The following originally appeared in the Baltimore Sun.

Baltimore Schools CEO Andrés Alonso accomplished something quite remarkable when he released the results of the latest state test scores last week. He went beyond the usual analysis to look at what happens to city students who are missing 20 or more days of school.

The chronically absent students scored 15 to 20 percentage points lower than students who attended school more regularly — a bigger achievement gap than the one separating either poor students and English language learners from their peers.

These absentee students aren't all truants, willfully skipping school. They are often children who have chronic health problems, unreliable transportation, unstable housing or even no home at all. In many cases, their absences are excused. But with excused and unexcused absences taken together, more than 11 percent of Baltimore elementary students, 18 percent of middle graders and a whopping 42 percent of high schoolers missed a month or more of school.

National research shows that, even in the early grades, missing that much school depresses achievement. And studies done by Johns Hopkins researchers link chronic absence among older students to failed courses, student disengagement and ultimately dropping out.

Alonso properly recognizes that the city must improve attendance rates to drastically improve achievement and curb the dropout rate. As he told The Baltimore Sun this week, "You can talk about teaching and learning all you want. If the kids aren't in school, it's not going to happen."

His decision to highlight attendance puts Baltimore at the forefront of an issue that is just starting to gain educators' attention elsewhere. Currently, most school districts nationwide measure average daily attendance or truancy. But those measures don't tell the whole story. They don't, for instance, tell how many students have excellent attendance and how many have very poor attendance — factors that vary widely by grade level and school and are essential to developing a targeted and effective attendance strategy.

Baltimore is taking advantage of its access to more detailed data to do just that. For the past year, a coalition of city, school, nonprofit and community leaders, spearheaded by the Open Society Institute-Baltimore, has been examining all available attendance data, best practices nationwide and community input to understand and address school attendance.

This initiative has been aided by other district reforms, particularly the adoption of new suspension policies and the shifting of students to K-8 and 6-12 campuses, which have cut the chronic absence rate for students in middle grades in half. Absences are down in elementary and high schools, as well, though they are still much higher, on average, than in Maryland's other school districts.

In the year ahead, the school district plans to launch a campaign that targets attendance with posters — created by students to make the case for daily attendance to their peers — as well as greater use of attendance incentives, and an early warning system that flags poor attendees for support. With coordination and support from the Safe and Sound Campaign, other nonprofits are gearing up to help with attendance challenges experienced by homeless kids, foster children and special education students.

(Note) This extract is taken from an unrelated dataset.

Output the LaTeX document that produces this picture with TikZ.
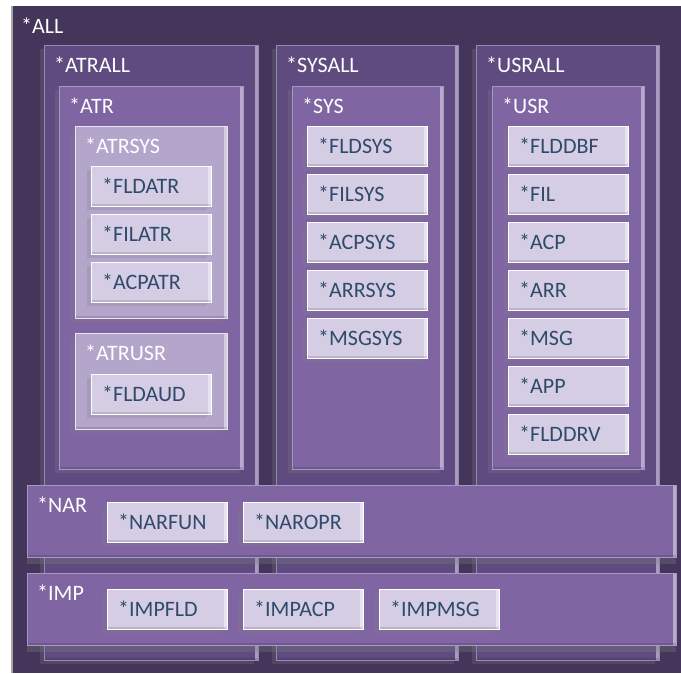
\documentclass[tikz,border=0pt]{standalone}
\usepackage{fontspec}
\setmainfont{Carlito}
\usetikzlibrary{shadows}
\definecolor{allc}{HTML}{44365A}
\definecolor{colc}{HTML}{5F4B80}
\definecolor{innc}{HTML}{8065A3}
\definecolor{midc}{HTML}{B4A5CB}
\definecolor{leafc}{HTML}{D5CDE4}
\definecolor{leaftext}{HTML}{2F4A6B}
\definecolor{edgec}{HTML}{A996C8}
\tikzset{
  boxbase/.style={rectangle, inner sep=0pt, outer sep=0pt, anchor=north west,
    path picture={
      \draw[white, opacity=.45, line width=3pt]
        ([xshift=-1.5pt]path picture bounding box.north east) -- ([xshift=-1.5pt]path picture bounding box.south east);
      \draw[black, opacity=.12, line width=2pt]
        ([yshift=1pt]path picture bounding box.south west) -- ([yshift=1pt]path picture bounding box.south east);
    }},
  allbox/.style={rectangle, inner sep=0pt, outer sep=0pt, anchor=north west, fill=allc,
    path picture={
      \draw[gray!70, line width=1.5pt]
        ([xshift=0.75pt]path picture bounding box.north west) -- ([xshift=0.75pt]path picture bounding box.south west);
    }},
  colbox/.style={boxbase, fill=colc, draw=edgec!80!colc, line width=0.8pt,
    drop shadow={shadow xshift=-4pt, shadow yshift=-4pt, opacity=.25}},
  innbox/.style={boxbase, fill=innc, draw=edgec, line width=0.8pt,
    drop shadow={shadow xshift=-4pt, shadow yshift=-4pt, opacity=.25}},
  barbox/.style={boxbase, fill=innc, draw=edgec, line width=0.8pt,
    drop shadow={shadow xshift=0pt, shadow yshift=-7pt, opacity=.3}},
  midbox/.style={boxbase, fill=midc, draw=white!70!midc, line width=0.8pt,
    drop shadow={shadow xshift=-4pt, shadow yshift=-4pt, opacity=.25}},
  leafbox/.style={boxbase, fill=leafc, draw=white, line width=0.8pt,
    minimum width=120pt, minimum height=40pt,
    drop shadow={shadow xshift=-4pt, shadow yshift=-4pt, opacity=.25}},
  lbl/.style={inner sep=0pt, anchor=base west, text=white,
    font=\fontsize{22}{26}\selectfont},
  leaflbl/.style={inner sep=0pt, anchor=base west, text=leaftext,
    font=\fontsize{22}{26}\selectfont},
}
\newcommand\mybx[7]{% name, style, x1, y1, x2, y2, label
  \pgfmathsetmacro\mybw{#5-#3}\pgfmathsetmacro\mybh{#6-#4}
  \node[#2, minimum width=\mybw pt, minimum height=\mybh pt] (#1) at (#3,-#4) {};
  \node[lbl] (#1-l) at ([xshift=10pt,yshift=-27.5pt]#1.north west) {#7};
}
\newcommand\mylf[4]{% name, x1, y1, text
  \node[leafbox] (#1) at (#2,-#3) {};
  \node[leaflbl] (#1-l) at ([xshift=11pt,yshift=-27.5pt]#1.north west) {#4};
}
\begin{document}
\begin{tikzpicture}[x=1pt,y=1pt]
\useasboundingbox (0,0) rectangle (681,-673);
\fill[white] (0,0) rectangle (681,-673);
\mybx{all}{allbox}{11}{6}{681}{673}{*ALL}
% columns
\mybx{atrall}{colbox}{44}{45}{258}{660}{*ATRALL}
\mybx{sysall}{colbox}{276}{45}{458}{660}{*SYSALL}
\mybx{usrall}{colbox}{476}{45}{659}{660}{*USRALL}
% inner
\mybx{atr}{innbox}{59}{86}{243}{469}{*ATR}
\mybx{sys}{innbox}{292}{86}{443}{469}{*SYS}
\mybx{usr}{innbox}{492}{86}{644}{469}{*USR}
% mid
\mybx{atrsys}{midbox}{75}{126}{227}{318}{*ATRSYS}
\mybx{atrusr}{midbox}{75}{333}{227}{429}{*ATRUSR}
% leaves ATR
\mylf{fldatr}{91}{166}{*FLDATR}
\mylf{filatr}{91}{214}{*FILATR}
\mylf{acpatr}{91}{262}{*ACPATR}
\mylf{fldaud}{91}{374}{*FLDAUD}
% leaves SYS
\mylf{fldsys}{307}{126}{*FLDSYS}
\mylf{filsys}{307}{174}{*FILSYS}
\mylf{acpsys}{307}{222}{*ACPSYS}
\mylf{arrsys}{307}{270}{*ARRSYS}
\mylf{msgsys}{307}{318}{*MSGSYS}
% leaves USR
\mylf{flddbf}{508}{126}{*FLDDBF}
\mylf{fil}{508}{174}{*FIL}
\mylf{acp}{508}{222}{*ACP}
\mylf{arr}{508}{270}{*ARR}
\mylf{msg}{508}{318}{*MSG}
\mylf{app}{508}{366}{*APP}
\mylf{flddrv}{508}{414}{*FLDDRV}
% bars
\mybx{nar}{barbox}{27}{485}{676}{557}{*NAR}
\mylf{narfun}{107}{502}{*NARFUN}
\mylf{naropr}{243}{502}{*NAROPR}
\mybx{imp}{barbox}{27}{573}{676}{645}{*IMP}
\mylf{impfld}{107}{589}{*IMPFLD}
\mylf{impacp}{243}{589}{*IMPACP}
\mylf{impmsg}{379}{589}{*IMPMSG}
\end{tikzpicture}
\end{document}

Additionally, Baltimore's Family League is requiring its after-school providers to recruit chronically absent students in an effort to encourage better attendance, and the Central Maryland Transportation Alliance is instituting a cell-phone-based "texting" campaign that will help students track transportation problems keeping them from getting to and from school.

Statewide, the Attendance Counts initiative, supported by the Annie E. Casey Foundation, is analyzing attendance data and working to encourage other Maryland school districts to follow Baltimore's example by making high attendance a priority.

In many ways, attendance is a superstar measure of school performance: It's easily understood, recorded daily, and critically important to student success. Good attendance is also a habit that is invaluable to later success. Parents, schools and communities should follow Alonso's lead, pay attention to attendance and teach children that in school, as in life, showing up matters.